▶ _Written exercise_
Show every line containing "matplotlib" by copying it.

## BEGIN Information shown

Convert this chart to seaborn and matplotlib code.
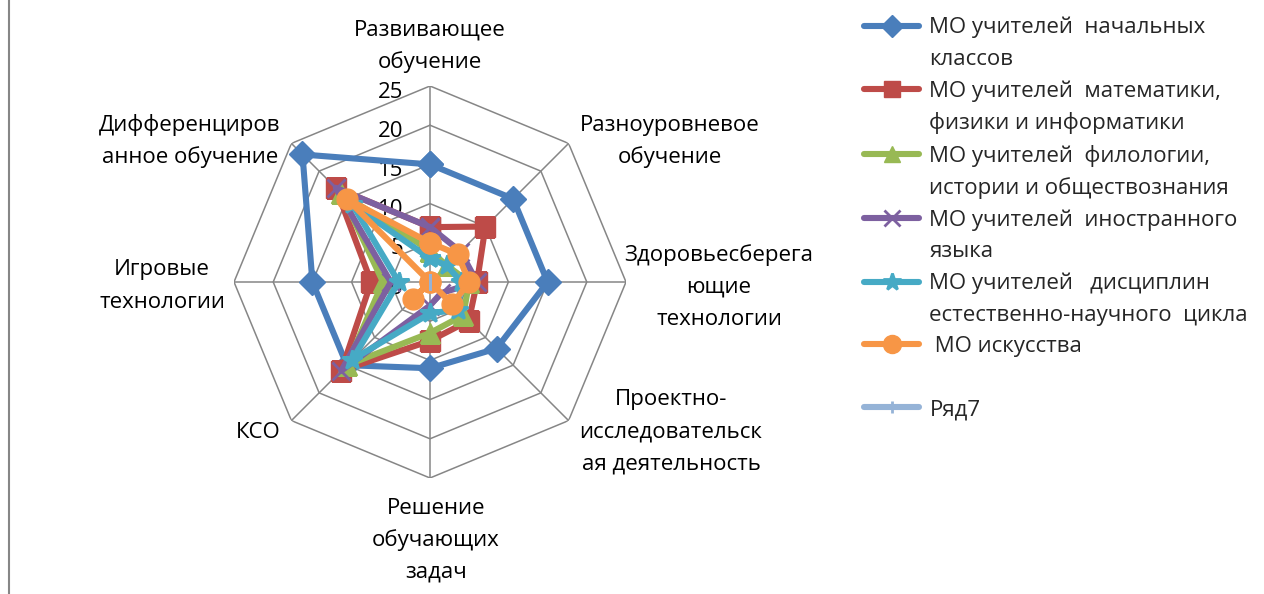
import numpy as np
import matplotlib
matplotlib.use("Agg")
import matplotlib.pyplot as plt
import seaborn as sns
from matplotlib.lines import Line2D

sns.set_style("white")
plt.rcParams["font.family"] = ["Open Sans", "DejaVu Sans"]

# axes of the radar, clockwise from the top
categories = [
    "Развивающее\nобучение",
    "Разноуровневое\nобучение",
    "Здоровьесберега\nющие\nтехнологии",
    "Проектно-\nисследовательск\nая деятельность",
    "Решение\nобучающих\nзадач",
    "КСО",
    "Игровые\nтехнологии",
    "Дифференциров\nанное обучение",
]

series_names = [
    "МО учителей  начальных\nклассов",
    "МО учителей  математики,\nфизики и информатики",
    "МО учителей  филологии,\nистории и обществознания",
    "МО учителей  иностранного\nязыка",
    "МО учителей   дисциплин\nестественно-научного  цикла",
    " МО искусства\n ",
    "Ряд7",
]

primary = [15, 15, 15, 12, 11, 15, 15, 23]
math_phys = [7, 10, 6, 7, 7.5, 16, 7.5, 17]
philology = [4, 3, 5, 6, 6.5, 15, 6, 16]
foreign = [7, 5.5, 6, 2, 3, 16, 5, 17]
science = [3, 3, 4, 5, 4, 14, 4, 14]
arts = [5, 5, 5, 4, 0, 3, 0, 15]
row7 = [0, 0, 0, 0, 0, 0, 0, 0]

r_ticks = [0, 5, 10, 15, 20, 25]

values = [primary, math_phys, philology, foreign, science, arts, row7]
colors = ["#4A7EBB", "#BE4B48", "#98B954", "#7D60A0", "#46AAC5", "#F79646", "#95B3D7"]
markers = ["D", "s", "^", "x", "*", "o", "|"]
msizes = [13, 14, 14, 13, 15, 15, 11]

FS = 16
W, H = 1264, 594
fig = plt.figure(figsize=(W / 100, H / 100), dpi=100)
cx, cy, rad = 430, 282, 196
ax = fig.add_axes([(cx - rad) / W, (H - cy - rad) / H, 2 * rad / W, 2 * rad / H],
                  projection="polar")
ax.set_theta_zero_location("N")
ax.set_theta_direction(-1)
ax.set_ylim(0, 25)
ax.grid(False)
ax.spines["polar"].set_visible(False)
ax.set_xticks([])
ax.set_yticks([])
ax.patch.set_alpha(0)

n = len(categories)
theta = np.linspace(0, 2 * np.pi, n, endpoint=False)
theta_c = np.append(theta, theta[0])

# octagon grid and spokes
for r in r_ticks[1:]:
    ax.plot(theta_c, [r] * (n + 1), color="#868686", lw=1.1, zorder=1)
for t in theta:
    ax.plot([t, t], [0, 25], color="#868686", lw=1.1, zorder=1)

for r in r_ticks:
    ax.annotate(str(r), xy=(0, r), xytext=(-27, -6), textcoords="offset pixels",
                ha="right", va="center", fontsize=FS, color="black")

handles = []
labels = []
for vals, col, mk, ms, name in zip(values, colors, markers, msizes, series_names):
    v = np.append(vals, vals[0])
    mew = 2.0 if mk in ("x", "*", "|") else 1
    ax.plot(theta_c, v, color=col, lw=4.4, marker=mk, markersize=ms,
            markeredgewidth=mew, markeredgecolor=col, zorder=3)
    parts = name.split("\n")
    handles.append(Line2D([], [], color=col, lw=4.4, marker=mk, markersize=ms - 2,
                          markeredgewidth=mew, markeredgecolor=col))
    labels.append(parts[0])
    for extra in parts[1:]:
        handles.append(Line2D([], [], color="none"))
        labels.append(extra)

fig.legend(handles, labels, loc="upper left", bbox_to_anchor=(855 / W, 1 - 8 / H),
           frameon=False, fontsize=FS, handlelength=2.5, handletextpad=0.45,
           labelspacing=0.47, borderaxespad=0)

# category labels: centre x and first-line y in pixels
label_pos = [(430, 30), (670, 125), (719, 255), (671, 400),
             (436, 508), (258, 432), (162, 270), (190, 125)]
for text, (x, y) in zip(categories, label_pos):
    for i, line in enumerate(text.split("\n")):
        fig.text(x / W, 1 - (y + 32 * i) / H, line, ha="center", va="center",
                 fontsize=FS, color="black")

fig.add_artist(Line2D([9 / W, 9 / W], [0, 1], color="#868686", lw=1.5))

fig.savefig("out.png", dpi=100, facecolor="white")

## END Information shown

▶ _Reply_
Convert this chart to seaborn and matplotlib code.
import matplotlib
matplotlib.use("Agg")
import matplotlib.pyplot as plt
from matplotlib.lines import Line2D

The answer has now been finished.